- Genre: Drama
- Created by: Ekachai Uekrongtham;
- Starring: Morakot Liu; Chanon Santinatornkul; Sutatta Udomsilp;
- Country of origin: Thailand
- Original language: Thai
- No. of seasons: 1
- No. of episodes: 13

Original release
- Network: GMM 25
- Release: February 13 – May 8, 2019

= Bangkok Love Stories: Plead =

2019 Thai-language television series

Bangkok Love Stories: Plead is a 2019 segment of the Thai-language television anthology series Bangkok Love Stories, created by Ekachai Uekrongtham and starring Morakot Liu, Chanon Santinatornkul and Sutatta Udomsilp. The plot is set in Chinatown and revolves around Liu (Surapol Poonpiriya) who grinds almonds as his day job, and a fortune teller at nights. Liu's son Tee (Chanon Santinatornkul) is going blind.

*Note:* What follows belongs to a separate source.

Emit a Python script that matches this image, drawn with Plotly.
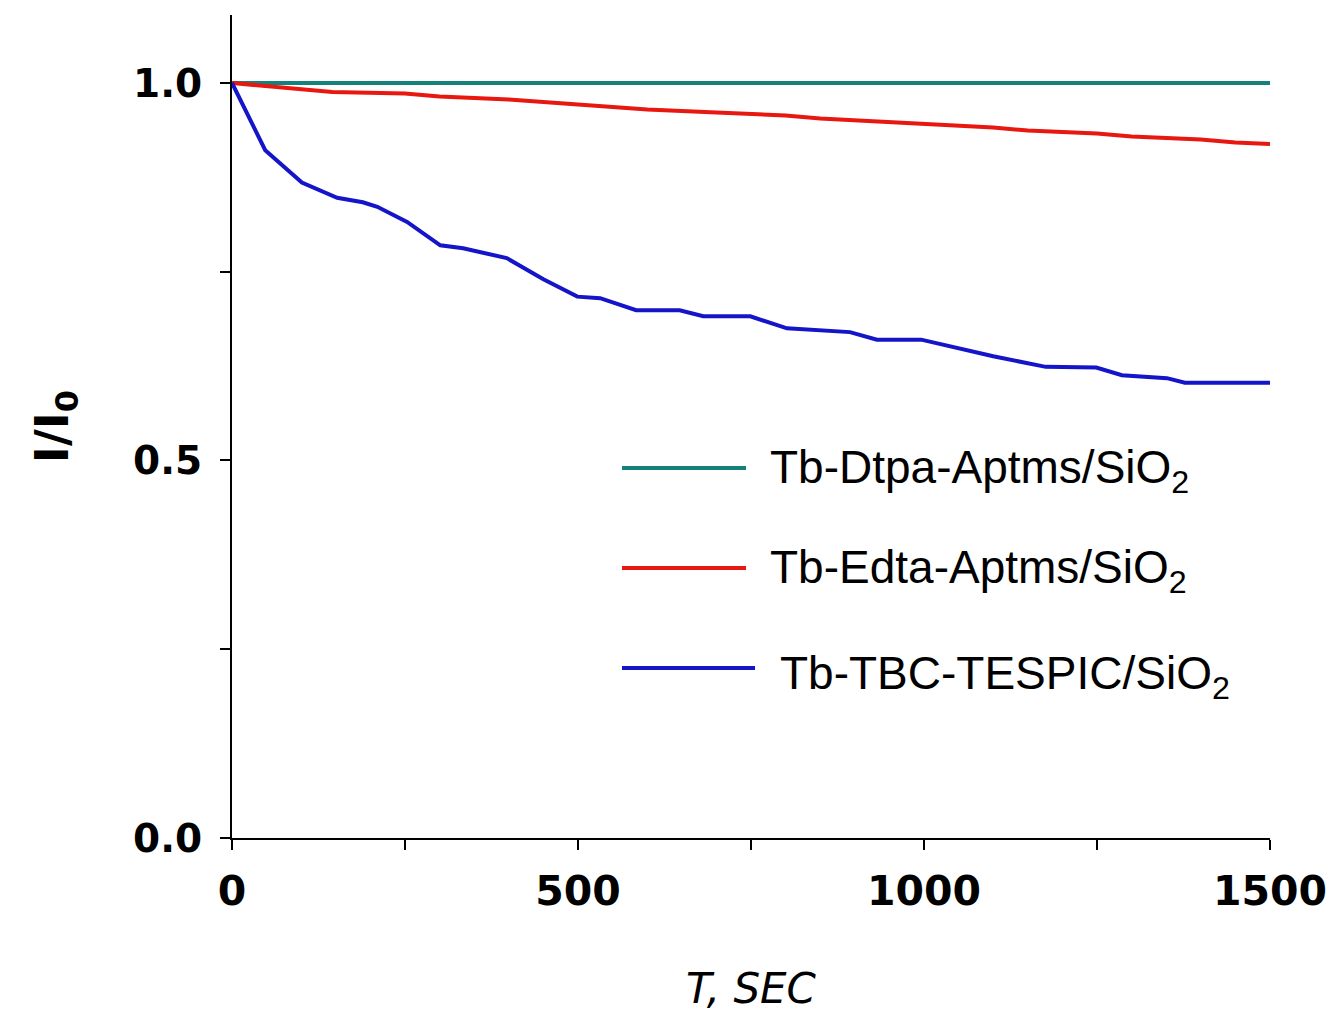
import plotly.graph_objects as go

# ---- data ----
t_dtpa = [0, 1500]
y_dtpa = [1.0, 1.0]

t_edta = [0, 95, 145, 250, 300, 400, 450, 550, 600, 700, 800, 850, 950, 1000,
          1100, 1150, 1250, 1300, 1400, 1450, 1500]
y_edta = [1.0, 0.993, 0.988, 0.986, 0.982, 0.978, 0.975, 0.969, 0.965, 0.961,
          0.957, 0.953, 0.948, 0.945, 0.941, 0.937, 0.933, 0.929, 0.925, 0.921, 0.919]

t_tbc = [0, 48, 101, 152, 189, 210, 253, 301, 334, 397, 450, 499, 532, 584, 647,
         681, 749, 802, 893, 932, 996, 1100, 1176, 1249, 1286, 1351, 1377, 1500]
y_tbc = [1.0, 0.911, 0.868, 0.848, 0.842, 0.836, 0.816, 0.785, 0.781, 0.768, 0.740,
         0.717, 0.715, 0.699, 0.699, 0.691, 0.691, 0.675, 0.670, 0.660, 0.660, 0.638,
         0.624, 0.623, 0.613, 0.609, 0.603, 0.603]

names = ["Tb-Dtpa-Aptms/SiO<sub>2</sub>", "Tb-Edta-Aptms/SiO<sub>2</sub>",
         "Tb-TBC-TESPIC/SiO<sub>2</sub>"]
colors = ["#14827a", "#e8170f", "#1414c8"]

x_tickvals = [0, 500, 1000, 1500]
x_ticktext = ["0", "500", "1000", "1500"]
y_tickvals = [0, 0.5, 1.0]
y_ticktext = ["0.0", "0.5", "1.0"]

fig = go.Figure()
for xs, ys, nm, c in zip([t_dtpa, t_edta, t_tbc], [y_dtpa, y_edta, y_tbc], names, colors):
    fig.add_trace(go.Scatter(x=xs, y=ys, mode="lines", name=nm,
                             line=dict(color=c, width=4), showlegend=False))

# custom legend (lines + labels)
leg_y = [0.4496, 0.328, 0.2066]
leg_x0 = [0.3757, 0.3757, 0.3757]
leg_x1 = [0.4952, 0.4952, 0.5039]
txt_x = [0.5164, 0.5164, 0.526]
txt_y = [0.447, 0.325, 0.196]
for i in range(3):
    fig.add_shape(type="line", xref="paper", yref="paper",
                  x0=leg_x0[i], x1=leg_x1[i], y0=leg_y[i], y1=leg_y[i],
                  line=dict(color=colors[i], width=4))
    fig.add_annotation(xref="paper", yref="paper", x=txt_x[i], y=txt_y[i],
                       text=names[i], showarrow=False, xanchor="left", yanchor="middle",
                       font=dict(family="Liberation Sans, Arial", size=46, color="black"))

fig.update_layout(
    width=1334, height=1013,
    margin=dict(l=232, r=64, t=15, b=175),
    plot_bgcolor="white", paper_bgcolor="white",
    xaxis=dict(range=[0, 1500], tickvals=x_tickvals, ticktext=x_ticktext,
               automargin=False,
               showgrid=False, zeroline=False, showline=True, linecolor="black",
               linewidth=2, ticks="outside", ticklen=10, tickwidth=1.5, tickcolor="black",
               minor=dict(dtick=250, tick0=0, ticks="outside", ticklen=10, tickwidth=1.5,
                          tickcolor="black", showgrid=False),
               ticklabelstandoff=6,
               tickfont=dict(family="DejaVu Sans", size=41, color="black", weight="bold"),
               title=dict(text="<i>T, SEC</i>", standoff=62,
                          font=dict(family="DejaVu Sans", size=42, color="black"))),
    yaxis=dict(range=[0, 1.09], tickvals=y_tickvals, ticktext=y_ticktext,
               automargin=False,
               showgrid=False, zeroline=False, showline=True, linecolor="black",
               linewidth=2, ticks="outside", ticklen=10, tickwidth=1.5, tickcolor="black",
               minor=dict(dtick=0.25, tick0=0, ticks="outside", ticklen=10, tickwidth=1.5,
                          tickcolor="black", showgrid=False),
               ticklabelstandoff=10,
               tickfont=dict(family="DejaVu Sans", size=39, color="black", weight="bold"),
               title=dict(text="<b>I/I<sub>0</sub></b>", standoff=50,
                          font=dict(family="DejaVu Sans", size=46, color="black"))),
)

fig.write_html("out.html")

The first episode was released on February 13, 2019 and the last on May 8, 2019 on GMM 25.

==Cast==
- Surapol Poonpiriya as Liu
- Chanon Santinatornkul as Tee
- Cholsawas Tiewwanichkul as Ong
- Sutatta Udomsilp as Elle
- Morakot Liu as Pai

==Release==
Bangkok Love Stories: Plead was released between February 13, 2019 and May 8, 2019 on GMM 25.